- Stated goal
Your task is to retype, word for word, the lines from the start of the data through the line holding "fig = go.Figure()". Do not include the pictures.

*****

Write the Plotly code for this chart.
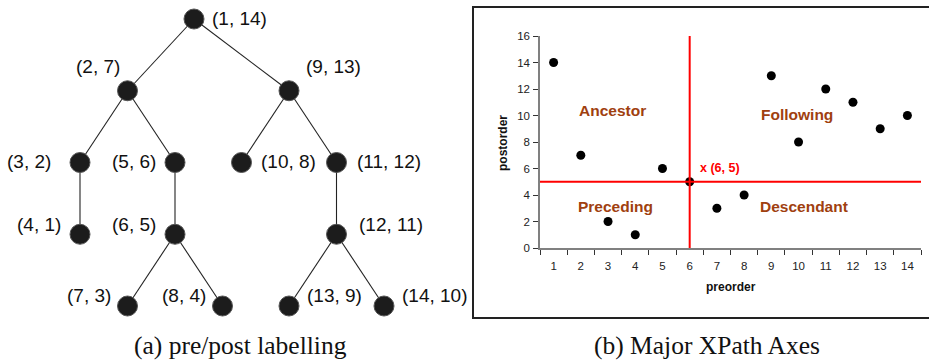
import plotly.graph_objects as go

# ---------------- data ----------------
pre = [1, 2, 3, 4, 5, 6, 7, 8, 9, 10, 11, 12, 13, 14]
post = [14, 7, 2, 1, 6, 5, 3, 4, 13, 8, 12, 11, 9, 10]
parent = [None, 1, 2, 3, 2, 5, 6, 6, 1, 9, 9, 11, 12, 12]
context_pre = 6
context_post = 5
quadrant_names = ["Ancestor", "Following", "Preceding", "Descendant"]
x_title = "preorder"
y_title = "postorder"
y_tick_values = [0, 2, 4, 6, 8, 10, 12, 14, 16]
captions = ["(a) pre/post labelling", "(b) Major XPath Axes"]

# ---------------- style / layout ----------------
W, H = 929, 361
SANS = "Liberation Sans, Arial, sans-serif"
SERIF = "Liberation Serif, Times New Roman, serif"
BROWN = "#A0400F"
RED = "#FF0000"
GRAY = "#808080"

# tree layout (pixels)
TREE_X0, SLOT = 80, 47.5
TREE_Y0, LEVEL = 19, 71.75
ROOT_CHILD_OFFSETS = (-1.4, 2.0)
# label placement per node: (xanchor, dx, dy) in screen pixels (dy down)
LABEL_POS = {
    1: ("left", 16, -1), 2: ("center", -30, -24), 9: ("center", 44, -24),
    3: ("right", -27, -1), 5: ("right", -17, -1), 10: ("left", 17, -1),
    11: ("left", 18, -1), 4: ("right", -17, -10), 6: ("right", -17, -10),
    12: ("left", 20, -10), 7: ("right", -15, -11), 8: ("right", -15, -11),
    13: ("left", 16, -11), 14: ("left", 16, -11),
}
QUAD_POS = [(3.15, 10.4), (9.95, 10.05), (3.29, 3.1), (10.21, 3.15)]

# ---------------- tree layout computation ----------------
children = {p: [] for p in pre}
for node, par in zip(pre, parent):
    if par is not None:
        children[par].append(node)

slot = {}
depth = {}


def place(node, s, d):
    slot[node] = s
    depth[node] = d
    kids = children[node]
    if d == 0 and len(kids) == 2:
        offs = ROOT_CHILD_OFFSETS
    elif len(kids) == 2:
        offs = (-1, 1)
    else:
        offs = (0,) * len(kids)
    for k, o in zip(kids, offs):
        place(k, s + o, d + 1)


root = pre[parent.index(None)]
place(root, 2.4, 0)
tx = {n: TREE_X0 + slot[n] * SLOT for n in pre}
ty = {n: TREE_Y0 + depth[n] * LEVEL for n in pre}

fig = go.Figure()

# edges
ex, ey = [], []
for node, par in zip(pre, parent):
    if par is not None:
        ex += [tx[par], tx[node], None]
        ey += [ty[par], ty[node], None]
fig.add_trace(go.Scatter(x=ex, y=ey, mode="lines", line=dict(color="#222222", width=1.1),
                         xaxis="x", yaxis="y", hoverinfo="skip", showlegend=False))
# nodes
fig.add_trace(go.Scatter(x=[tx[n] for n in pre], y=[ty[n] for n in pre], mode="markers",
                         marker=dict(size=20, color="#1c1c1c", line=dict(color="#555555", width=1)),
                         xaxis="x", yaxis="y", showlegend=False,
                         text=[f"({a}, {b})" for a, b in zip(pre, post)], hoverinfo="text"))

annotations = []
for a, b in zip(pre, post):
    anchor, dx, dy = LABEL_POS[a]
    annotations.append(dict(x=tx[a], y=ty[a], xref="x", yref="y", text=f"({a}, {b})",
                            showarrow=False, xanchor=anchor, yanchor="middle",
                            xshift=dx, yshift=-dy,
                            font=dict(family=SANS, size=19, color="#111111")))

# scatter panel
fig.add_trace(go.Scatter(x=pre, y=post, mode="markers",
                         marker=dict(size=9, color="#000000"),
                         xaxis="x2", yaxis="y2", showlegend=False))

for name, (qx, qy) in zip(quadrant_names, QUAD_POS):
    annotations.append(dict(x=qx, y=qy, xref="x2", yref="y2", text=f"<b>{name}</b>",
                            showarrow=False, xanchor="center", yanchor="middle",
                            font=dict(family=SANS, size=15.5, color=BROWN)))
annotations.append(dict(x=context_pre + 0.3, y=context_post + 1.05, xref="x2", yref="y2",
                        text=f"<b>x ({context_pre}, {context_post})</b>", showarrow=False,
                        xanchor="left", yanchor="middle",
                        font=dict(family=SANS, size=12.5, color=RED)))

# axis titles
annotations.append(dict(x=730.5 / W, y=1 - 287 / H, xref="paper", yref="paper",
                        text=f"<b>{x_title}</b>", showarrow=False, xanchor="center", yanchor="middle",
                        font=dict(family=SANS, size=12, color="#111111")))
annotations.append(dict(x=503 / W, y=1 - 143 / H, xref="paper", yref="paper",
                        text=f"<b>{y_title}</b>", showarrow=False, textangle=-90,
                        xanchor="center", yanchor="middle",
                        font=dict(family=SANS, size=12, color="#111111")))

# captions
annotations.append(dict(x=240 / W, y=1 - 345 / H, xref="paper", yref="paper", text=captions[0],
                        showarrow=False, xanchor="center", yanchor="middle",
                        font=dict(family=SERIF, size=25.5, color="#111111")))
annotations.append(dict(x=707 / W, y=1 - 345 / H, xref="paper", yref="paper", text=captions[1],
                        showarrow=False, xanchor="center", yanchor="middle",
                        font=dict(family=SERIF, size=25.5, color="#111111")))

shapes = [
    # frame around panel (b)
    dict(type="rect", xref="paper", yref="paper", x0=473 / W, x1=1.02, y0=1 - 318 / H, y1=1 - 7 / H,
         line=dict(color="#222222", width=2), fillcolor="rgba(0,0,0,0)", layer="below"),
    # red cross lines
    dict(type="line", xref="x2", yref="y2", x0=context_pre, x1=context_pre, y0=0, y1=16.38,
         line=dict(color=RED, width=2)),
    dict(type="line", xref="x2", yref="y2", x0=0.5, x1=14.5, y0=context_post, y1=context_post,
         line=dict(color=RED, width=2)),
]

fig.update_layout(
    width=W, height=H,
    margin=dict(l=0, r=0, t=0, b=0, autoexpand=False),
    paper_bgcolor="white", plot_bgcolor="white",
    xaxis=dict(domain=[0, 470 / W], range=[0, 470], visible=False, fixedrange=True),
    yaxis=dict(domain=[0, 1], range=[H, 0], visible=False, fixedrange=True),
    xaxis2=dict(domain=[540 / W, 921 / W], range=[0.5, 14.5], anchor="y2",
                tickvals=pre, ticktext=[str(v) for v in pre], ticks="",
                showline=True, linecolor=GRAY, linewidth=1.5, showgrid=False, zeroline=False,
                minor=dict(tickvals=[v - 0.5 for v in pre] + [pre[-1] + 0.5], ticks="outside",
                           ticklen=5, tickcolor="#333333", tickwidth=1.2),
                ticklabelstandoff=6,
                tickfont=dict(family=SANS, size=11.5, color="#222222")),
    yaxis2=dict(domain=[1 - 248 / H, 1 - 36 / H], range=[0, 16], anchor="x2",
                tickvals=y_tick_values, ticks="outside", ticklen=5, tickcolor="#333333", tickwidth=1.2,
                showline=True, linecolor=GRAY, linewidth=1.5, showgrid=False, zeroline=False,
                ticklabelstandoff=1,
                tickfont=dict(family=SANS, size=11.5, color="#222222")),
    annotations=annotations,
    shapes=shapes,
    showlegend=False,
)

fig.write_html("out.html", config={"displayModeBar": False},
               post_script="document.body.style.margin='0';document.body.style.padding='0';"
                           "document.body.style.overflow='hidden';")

*****

- Output of the task
Write the Plotly code for this chart.
import plotly.graph_objects as go

# ---------------- data ----------------
pre = [1, 2, 3, 4, 5, 6, 7, 8, 9, 10, 11, 12, 13, 14]
post = [14, 7, 2, 1, 6, 5, 3, 4, 13, 8, 12, 11, 9, 10]
parent = [None, 1, 2, 3, 2, 5, 6, 6, 1, 9, 9, 11, 12, 12]
context_pre = 6
context_post = 5
quadrant_names = ["Ancestor", "Following", "Preceding", "Descendant"]
x_title = "preorder"
y_title = "postorder"
y_tick_values = [0, 2, 4, 6, 8, 10, 12, 14, 16]
captions = ["(a) pre/post labelling", "(b) Major XPath Axes"]

# ---------------- style / layout ----------------
W, H = 929, 361
SANS = "Liberation Sans, Arial, sans-serif"
SERIF = "Liberation Serif, Times New Roman, serif"
BROWN = "#A0400F"
RED = "#FF0000"
GRAY = "#808080"

# tree layout (pixels)
TREE_X0, SLOT = 80, 47.5
TREE_Y0, LEVEL = 19, 71.75
ROOT_CHILD_OFFSETS = (-1.4, 2.0)
# label placement per node: (xanchor, dx, dy) in screen pixels (dy down)
LABEL_POS = {
    1: ("left", 16, -1), 2: ("center", -30, -24), 9: ("center", 44, -24),
    3: ("right", -27, -1), 5: ("right", -17, -1), 10: ("left", 17, -1),
    11: ("left", 18, -1), 4: ("right", -17, -10), 6: ("right", -17, -10),
    12: ("left", 20, -10), 7: ("right", -15, -11), 8: ("right", -15, -11),
    13: ("left", 16, -11), 14: ("left", 16, -11),
}
QUAD_POS = [(3.15, 10.4), (9.95, 10.05), (3.29, 3.1), (10.21, 3.15)]

# ---------------- tree layout computation ----------------
children = {p: [] for p in pre}
for node, par in zip(pre, parent):
    if par is not None:
        children[par].append(node)

slot = {}
depth = {}


def place(node, s, d):
    slot[node] = s
    depth[node] = d
    kids = children[node]
    if d == 0 and len(kids) == 2:
        offs = ROOT_CHILD_OFFSETS
    elif len(kids) == 2:
        offs = (-1, 1)
    else:
        offs = (0,) * len(kids)
    for k, o in zip(kids, offs):
        place(k, s + o, d + 1)


root = pre[parent.index(None)]
place(root, 2.4, 0)
tx = {n: TREE_X0 + slot[n] * SLOT for n in pre}
ty = {n: TREE_Y0 + depth[n] * LEVEL for n in pre}

fig = go.Figure()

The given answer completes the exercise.